È allarme sulle forniture di petrolio dalla Russia dopo la completa chiusura dell’oleodotto Druzhba, che trasporta verso l’Europa oltre un milione di barili al giorno di greggio Ural: una varietà oggi particolarmente preziosa perché possiede caratteristiche simili a quelle dei barili estratti in Iran, colpiti dalle sanzioni Usa.
Mosca ha fatto sapere ieri sera che prevede di impiegare un paio di settimane per risolvere il problema, legato a una contaminazione chimica del greggio trasportato nella pipeline. Ma l’interruzione dei flussi nel frattempo potrebbe accentuare le tensioni sui mercati petroliferi.
Washington il 22 aprile ha dato un giro di vite alle sanzioni contro Teheran, annunciando che non rinnoverà le esenzioni per l’acquisto di greggio concesse a otto Paesi. Dal prossimo mese nessuno potrà quindi importare senza rischi dalla Repubblica islamica: una misura drastica, che ha sollevato proteste, ma che probabilmente solo Cina e Turchia oseranno sfidare.
Tra le migliori alternative all’Iranian Heavy secondo gli esperti di Rystad Energy ci sono i greggi sauditi (in particolare l’Arabian Light), l’iracheno Basra Light e per l’appunto l’Ural, che in gran parte raggiunge i mercati europei proprio attraverso la Druzhba.

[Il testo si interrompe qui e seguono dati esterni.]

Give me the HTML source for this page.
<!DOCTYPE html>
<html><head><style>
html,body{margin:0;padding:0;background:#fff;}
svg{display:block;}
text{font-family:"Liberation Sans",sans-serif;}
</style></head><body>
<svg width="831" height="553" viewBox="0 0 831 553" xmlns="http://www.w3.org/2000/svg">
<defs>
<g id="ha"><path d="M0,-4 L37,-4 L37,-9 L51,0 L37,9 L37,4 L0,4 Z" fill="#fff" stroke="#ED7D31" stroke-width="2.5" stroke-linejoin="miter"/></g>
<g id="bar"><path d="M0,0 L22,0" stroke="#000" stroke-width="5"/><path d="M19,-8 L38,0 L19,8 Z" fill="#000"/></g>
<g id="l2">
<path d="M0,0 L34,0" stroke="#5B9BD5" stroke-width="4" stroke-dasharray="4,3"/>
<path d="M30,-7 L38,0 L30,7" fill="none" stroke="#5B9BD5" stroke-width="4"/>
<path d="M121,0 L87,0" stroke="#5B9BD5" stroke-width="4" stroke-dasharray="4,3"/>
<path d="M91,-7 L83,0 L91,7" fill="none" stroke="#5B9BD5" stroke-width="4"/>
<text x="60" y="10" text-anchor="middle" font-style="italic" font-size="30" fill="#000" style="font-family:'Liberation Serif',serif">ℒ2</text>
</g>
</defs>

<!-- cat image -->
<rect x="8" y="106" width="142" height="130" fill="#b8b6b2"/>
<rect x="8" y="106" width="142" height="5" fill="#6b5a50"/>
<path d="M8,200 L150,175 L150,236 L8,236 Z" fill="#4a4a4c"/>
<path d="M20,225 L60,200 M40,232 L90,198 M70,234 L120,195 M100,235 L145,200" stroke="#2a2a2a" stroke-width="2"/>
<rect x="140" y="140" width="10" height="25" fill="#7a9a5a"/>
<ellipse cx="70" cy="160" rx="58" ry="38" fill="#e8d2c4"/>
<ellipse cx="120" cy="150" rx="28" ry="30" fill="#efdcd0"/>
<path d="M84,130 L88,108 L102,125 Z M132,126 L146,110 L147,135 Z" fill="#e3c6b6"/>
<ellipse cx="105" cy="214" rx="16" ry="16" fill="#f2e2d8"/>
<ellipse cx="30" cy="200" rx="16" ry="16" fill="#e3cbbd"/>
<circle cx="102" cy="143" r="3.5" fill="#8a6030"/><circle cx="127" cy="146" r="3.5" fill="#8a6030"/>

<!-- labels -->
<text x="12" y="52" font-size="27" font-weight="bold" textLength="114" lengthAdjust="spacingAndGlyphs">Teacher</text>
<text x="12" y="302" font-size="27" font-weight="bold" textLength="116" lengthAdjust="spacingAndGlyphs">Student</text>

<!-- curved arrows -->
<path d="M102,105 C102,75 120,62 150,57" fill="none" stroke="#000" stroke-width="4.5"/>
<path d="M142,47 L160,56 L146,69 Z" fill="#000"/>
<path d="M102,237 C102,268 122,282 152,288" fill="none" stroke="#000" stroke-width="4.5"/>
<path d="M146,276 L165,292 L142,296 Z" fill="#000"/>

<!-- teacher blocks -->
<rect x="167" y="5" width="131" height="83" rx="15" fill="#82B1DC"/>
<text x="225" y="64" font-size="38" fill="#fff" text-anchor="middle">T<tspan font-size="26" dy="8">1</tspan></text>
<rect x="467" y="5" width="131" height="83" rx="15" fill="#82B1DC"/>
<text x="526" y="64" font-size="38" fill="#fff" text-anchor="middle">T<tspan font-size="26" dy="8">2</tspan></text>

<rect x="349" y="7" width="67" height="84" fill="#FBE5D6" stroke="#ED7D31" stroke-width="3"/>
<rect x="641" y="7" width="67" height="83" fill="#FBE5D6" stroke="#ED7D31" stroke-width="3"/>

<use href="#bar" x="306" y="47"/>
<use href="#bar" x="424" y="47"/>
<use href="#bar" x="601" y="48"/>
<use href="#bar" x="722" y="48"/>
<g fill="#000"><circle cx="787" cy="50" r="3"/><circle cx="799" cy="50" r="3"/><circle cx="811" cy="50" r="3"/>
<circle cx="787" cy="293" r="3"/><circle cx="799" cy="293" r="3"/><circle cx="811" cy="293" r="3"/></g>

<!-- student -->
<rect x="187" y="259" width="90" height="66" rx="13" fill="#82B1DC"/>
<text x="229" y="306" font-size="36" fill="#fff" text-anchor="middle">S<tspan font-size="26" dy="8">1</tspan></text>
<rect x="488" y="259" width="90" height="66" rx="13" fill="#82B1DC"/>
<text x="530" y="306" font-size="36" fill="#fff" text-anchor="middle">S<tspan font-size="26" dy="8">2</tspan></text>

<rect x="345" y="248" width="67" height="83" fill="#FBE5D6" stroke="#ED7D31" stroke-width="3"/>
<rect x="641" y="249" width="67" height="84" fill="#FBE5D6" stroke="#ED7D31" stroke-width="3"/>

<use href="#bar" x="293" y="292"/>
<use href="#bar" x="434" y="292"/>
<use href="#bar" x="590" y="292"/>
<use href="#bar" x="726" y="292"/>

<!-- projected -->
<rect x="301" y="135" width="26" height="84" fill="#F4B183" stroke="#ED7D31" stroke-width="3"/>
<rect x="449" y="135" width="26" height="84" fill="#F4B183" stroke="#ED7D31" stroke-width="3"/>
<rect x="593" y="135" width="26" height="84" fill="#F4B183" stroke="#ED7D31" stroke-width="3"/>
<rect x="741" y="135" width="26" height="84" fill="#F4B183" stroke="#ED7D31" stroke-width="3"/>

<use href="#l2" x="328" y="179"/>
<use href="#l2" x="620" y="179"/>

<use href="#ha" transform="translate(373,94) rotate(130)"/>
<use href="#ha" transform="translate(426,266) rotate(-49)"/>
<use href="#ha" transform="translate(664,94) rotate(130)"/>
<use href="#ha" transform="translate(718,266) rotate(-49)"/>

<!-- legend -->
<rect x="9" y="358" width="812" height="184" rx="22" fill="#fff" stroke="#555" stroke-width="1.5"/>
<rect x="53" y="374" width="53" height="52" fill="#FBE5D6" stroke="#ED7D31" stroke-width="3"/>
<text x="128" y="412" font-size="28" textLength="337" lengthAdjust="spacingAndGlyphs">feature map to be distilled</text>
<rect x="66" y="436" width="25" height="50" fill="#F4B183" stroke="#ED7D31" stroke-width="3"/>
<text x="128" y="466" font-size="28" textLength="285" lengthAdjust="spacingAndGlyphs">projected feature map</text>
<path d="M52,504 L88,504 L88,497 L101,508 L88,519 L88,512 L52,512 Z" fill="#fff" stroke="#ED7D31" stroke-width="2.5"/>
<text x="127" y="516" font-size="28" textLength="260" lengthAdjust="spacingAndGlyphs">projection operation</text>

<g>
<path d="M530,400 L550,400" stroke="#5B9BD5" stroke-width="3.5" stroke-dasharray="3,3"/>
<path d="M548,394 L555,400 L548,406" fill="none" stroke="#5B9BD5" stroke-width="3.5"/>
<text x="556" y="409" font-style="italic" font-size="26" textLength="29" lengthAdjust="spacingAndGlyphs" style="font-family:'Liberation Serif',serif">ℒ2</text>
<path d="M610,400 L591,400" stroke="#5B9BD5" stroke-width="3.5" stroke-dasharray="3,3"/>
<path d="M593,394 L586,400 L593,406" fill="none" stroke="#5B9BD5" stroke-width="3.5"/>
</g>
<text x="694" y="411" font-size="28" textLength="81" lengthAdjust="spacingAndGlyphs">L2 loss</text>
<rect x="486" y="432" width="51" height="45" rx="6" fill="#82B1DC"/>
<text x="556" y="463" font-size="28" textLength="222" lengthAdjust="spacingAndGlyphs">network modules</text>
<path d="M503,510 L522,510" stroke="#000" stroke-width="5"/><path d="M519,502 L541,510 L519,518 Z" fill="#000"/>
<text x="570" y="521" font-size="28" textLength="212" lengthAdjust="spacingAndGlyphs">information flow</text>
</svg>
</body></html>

I greggi russi, con medio-alto contenuto di zolfo, sono anche considerati adatti a sostituire forniture dal Venezuela, dove la produzione sta crollando.
L’oleodotto di epoca sovietica – il più grande del mondo, con una rete di tubi di oltre 5mila chilometri – da ieri è stato chiuso del tutto, in seguito al ritrovamento di sostanze corrosive nel petrolio trasportato. E anche se le prime forniture «pulite» potrebbero essere immesse in rete già lunedì, risolvere del tutto il problema richiederà tempi più lunghi.
L’allarme era stato dato fin dalla settimana scorsa dalla Bielorussia ma inizialmente era stato sottovalutato viste le continue recriminazioni tra Mosca e Minsk. Giovedì anche Polonia e Germania hanno denunciato problemi, portando alla chiusura dei flussi nel braccio nord della Druzhba. Da ieri lo stop è stato esteso a tutte le altre linee, che attraverso l’Ucraina si diramano verso Slovacchia, Repubblica Ceca, Ungheria, Croazia.
Transneft, la società russa dei gasdotti, ha individuato l’origine della contaminazione in un deposito di stoccaggio privato. È lì che il petrolio immesso nell’oleodotto dell’Amicizia (questo il significato di Druzhba) si è mescolato con cloruri organici, sostanze che nei processi di raffinazione possono reagire creando acido cloridrico, potenzialmente molto dannoso per gli impianti.
Carichi contaminati sono stati individuati anche al porto di Ust Luga, sul Mar Baltico, mettendo a rischio un altro canale di esportazione del greggio Ural. Tutto ok invece, almeno per ora, nel vicino terminal di Primorsk e nel porto di Novorossiisk, sul Mar Nero.
Le raffinerie dell’Europa centro-settentrionale, rifornite dalla Druzhba, hanno scorte abbondanti, ma riorganizzare gli approvvigionamenti potrebbe essere difficile e costoso, se l’emergenza dovesse protrarsi più a lungo del previsto.
Il prezzo dell’Ural si è già impennato, spingendosi ai massimi storici in relazione al Brent. E il Brent stesso ha ricevuto un ulteriore impulso dalla vicenda, salendo ai massimi da sei mesi giovedì fino a un picco di 75,60 dollari al barile.
Ieri le quotazioni hanno comunque ritracciato, riportandosi intorno a 72 dollari, in parte sulla speranza di una soluzione tempestiva ai problemi della Druzhba, in parte su prese di profitto dopo i forti rialzi dei giorni scorsi e in parte per i commenti spavaldi di Donald Trump: «Ho chiamato l’Opec e le ho detto di tirar giù i prezzi, così ora la benzina costa meno», si è vantato il presidente in un incontro con la stampa alla Casa Bianca, in cui ha rivendicato meriti anche per l’«incredibile» crescita del Pil Usa, per l’inflazione contenuta e per il rally dei listini a Wall Street.